- Born: July 20, 1930 Canada
- Origin: St. Catharines, Ontario, Canada
- Died: May 18, 1969 (aged 38) Ottawa, Ontario, Canada
- Genres: Big band; rock and roll;
- Occupation: Band leader

= Ronn Metcalfe =

Canadian musician

Ronn Metcalfe (July 20, 1930May 18, 1969) was a Canadian big band leader from St. Catharines and a music industry leader.

He released an LP named after the title track "Twistin' at the Woodchopper's Ball" which garnered him a gold record. He used this success to start a rock and roll band scene in Niagara, Canada. He created the Image Artist Representatives booking/managing agency, and opened The Castle in St.

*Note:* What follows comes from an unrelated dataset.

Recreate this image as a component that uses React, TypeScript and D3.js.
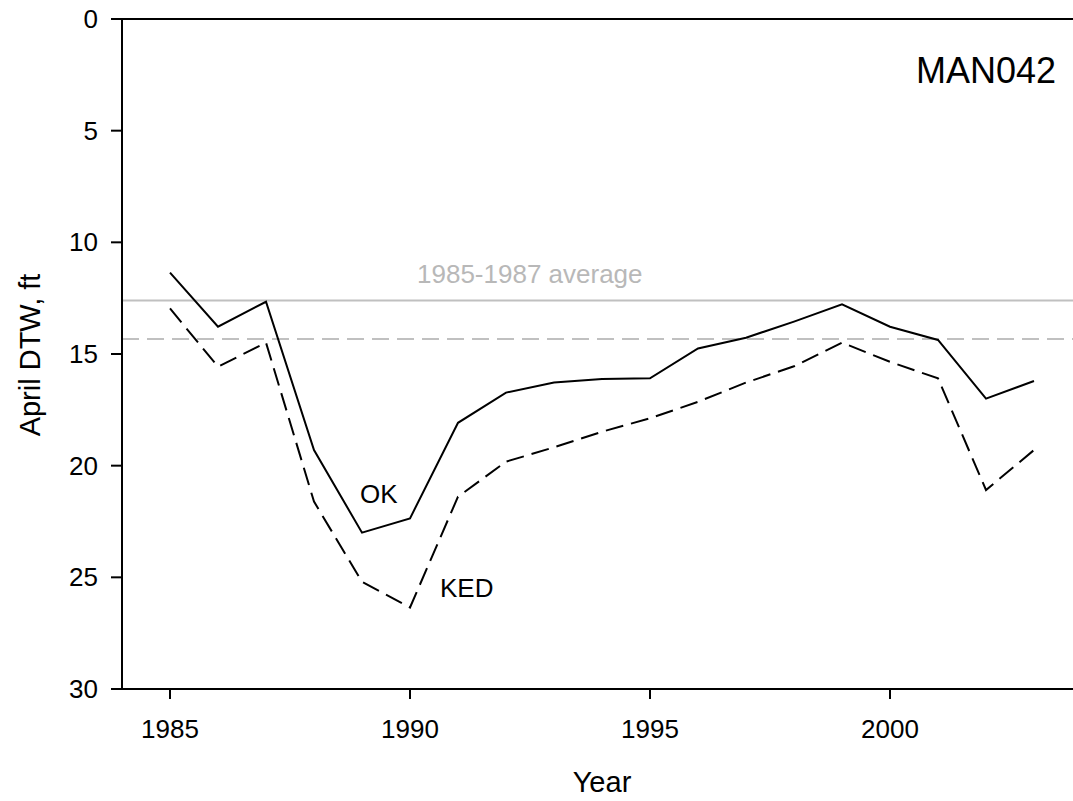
import React, { useEffect, useRef } from "react";
import * as d3 from "d3";

const years = [1985, 1986, 1987, 1988, 1989, 1990, 1991, 1992, 1993, 1994, 1995, 1996, 1997, 1998, 1999, 2000, 2001, 2002, 2003];
const okValues = [11.36, 13.78, 12.66, 19.3, 23.0, 22.36, 18.08, 16.73, 16.28, 16.12, 16.09, 14.75, 14.27, 13.55, 12.78, 13.78, 14.37, 17.0, 16.21];
const kedValues = [12.96, 15.57, 14.49, 21.61, 25.2, 26.35, 21.39, 19.82, 19.18, 18.48, 17.88, 17.14, 16.28, 15.55, 14.49, 15.35, 16.09, 21.09, 19.3];
const okAverage = 12.61;
const kedAverage = 14.33;
const xTicks = [1985, 1990, 1995, 2000];
const yTicks = [0, 5, 10, 15, 20, 25, 30];

const W = 1073;
const H = 801;
const FONT = "Liberation Sans, Arial, sans-serif";

export default function App() {
  const ref = useRef<SVGSVGElement>(null);

  useEffect(() => {
    const svg = d3.select(ref.current);
    svg.selectAll("*").remove();

    const x = d3.scaleLinear().domain([1984, 2004]).range([122, 1082]);
    const y = d3.scaleLinear().domain([0, 30]).range([19, 689]);

    // reference lines
    svg.append("line")
      .attr("x1", x(1984)).attr("x2", W)
      .attr("y1", y(okAverage)).attr("y2", y(okAverage))
      .attr("stroke", "#c0c0c0").attr("stroke-width", 2);
    svg.append("line")
      .attr("x1", x(1984)).attr("x2", W)
      .attr("y1", y(kedAverage)).attr("y2", y(kedAverage))
      .attr("stroke", "#c0c0c0").attr("stroke-width", 2)
      .attr("stroke-dasharray", "17,8");

    svg.append("text")
      .attr("x", 417).attr("y", 283)
      .attr("font-family", FONT).attr("font-size", 26)
      .attr("fill", "#b8b8b8")
      .text("1985-1987 average");

    const line = d3.line<number>()
      .x((_, i) => x(years[i]))
      .y((d) => y(d));

    svg.append("path")
      .attr("d", line(okValues) as string)
      .attr("fill", "none").attr("stroke", "#000").attr("stroke-width", 2);
    svg.append("path")
      .attr("d", line(kedValues) as string)
      .attr("fill", "none").attr("stroke", "#000").attr("stroke-width", 2)
      .attr("stroke-dasharray", "18,8");

    // axes
    const g = svg.append("g").attr("stroke", "#000").attr("stroke-width", 2);
    g.append("line").attr("x1", 122).attr("x2", 122).attr("y1", y(0)).attr("y2", y(30));
    g.append("line").attr("x1", 122).attr("x2", W).attr("y1", y(0)).attr("y2", y(0));
    g.append("line").attr("x1", 122).attr("x2", W).attr("y1", y(30)).attr("y2", y(30));

    yTicks.forEach((t) => {
      g.append("line").attr("x1", 111).attr("x2", 122).attr("y1", y(t)).attr("y2", y(t));
      svg.append("text")
        .attr("x", 98).attr("y", y(t))
        .attr("dy", "0.35em")
        .attr("text-anchor", "end")
        .attr("font-family", FONT).attr("font-size", 26)
        .text(String(t));
    });
    xTicks.forEach((t) => {
      g.append("line").attr("x1", x(t)).attr("x2", x(t)).attr("y1", y(30)).attr("y2", y(30) + 10);
      svg.append("text")
        .attr("x", x(t)).attr("y", 738)
        .attr("text-anchor", "middle")
        .attr("font-family", FONT).attr("font-size", 26)
        .text(String(t));
    });

    svg.append("text")
      .attr("x", 602).attr("y", 792)
      .attr("text-anchor", "middle")
      .attr("font-family", FONT).attr("font-size", 29)
      .text("Year");

    svg.append("text")
      .attr("transform", "translate(40,355) rotate(-90)")
      .attr("text-anchor", "middle")
      .attr("font-family", FONT).attr("font-size", 29)
      .text("April DTW, ft");

    svg.append("text")
      .attr("x", 1056).attr("y", 83)
      .attr("text-anchor", "end")
      .attr("font-family", FONT).attr("font-size", 36)
      .text("MAN042");

    svg.append("text")
      .attr("x", 360).attr("y", 503)
      .attr("font-family", FONT).attr("font-size", 26)
      .text("OK");
    svg.append("text")
      .attr("x", 440).attr("y", 597)
      .attr("font-family", FONT).attr("font-size", 26)
      .text("KED");
  }, []);

  return (
    <svg
      ref={ref}
      width={W}
      height={H}
      style={{ position: "absolute", left: 0, top: 0, background: "#fff" }}
    />
  );
}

Catharines, the premiere club for bands between Buffalo and Toronto.

Another hit from Metcalfe (which he wrote) was a song called "Back to T.O." (T.O. is vernacular for Toronto)

This Niagara scene spawned many musicians such as Neil Peart from Rush, Glen Gratto from Lee Aaron, Bullrush, and The Mad Cats, Gary Storin from The Stampeders, The Hunt's Paul Dickinson, and Brian Gagnon and other music industry "behind the scene" types such as Jimmy Johnson from Rush and Styx.

Some of Metcalfe's band include:
- Drummer Chico Fernandez who went on to work with Motown and Vegas acts
- Alto sax Fred Lipsius who went on to create Blood, Sweat & Tears
- Bass trombonist Tony Salvatore who later joined Doc Severinsen's Tonight Show Band
- Sam Falzone who later joined up with Don Ellis.

Metcalfe died of a sudden heart attack at the age of 38 while on a business/family trip to Ottawa. At the time he was securing a deal with Polydor Records, for songwriter Pete Dowan and others.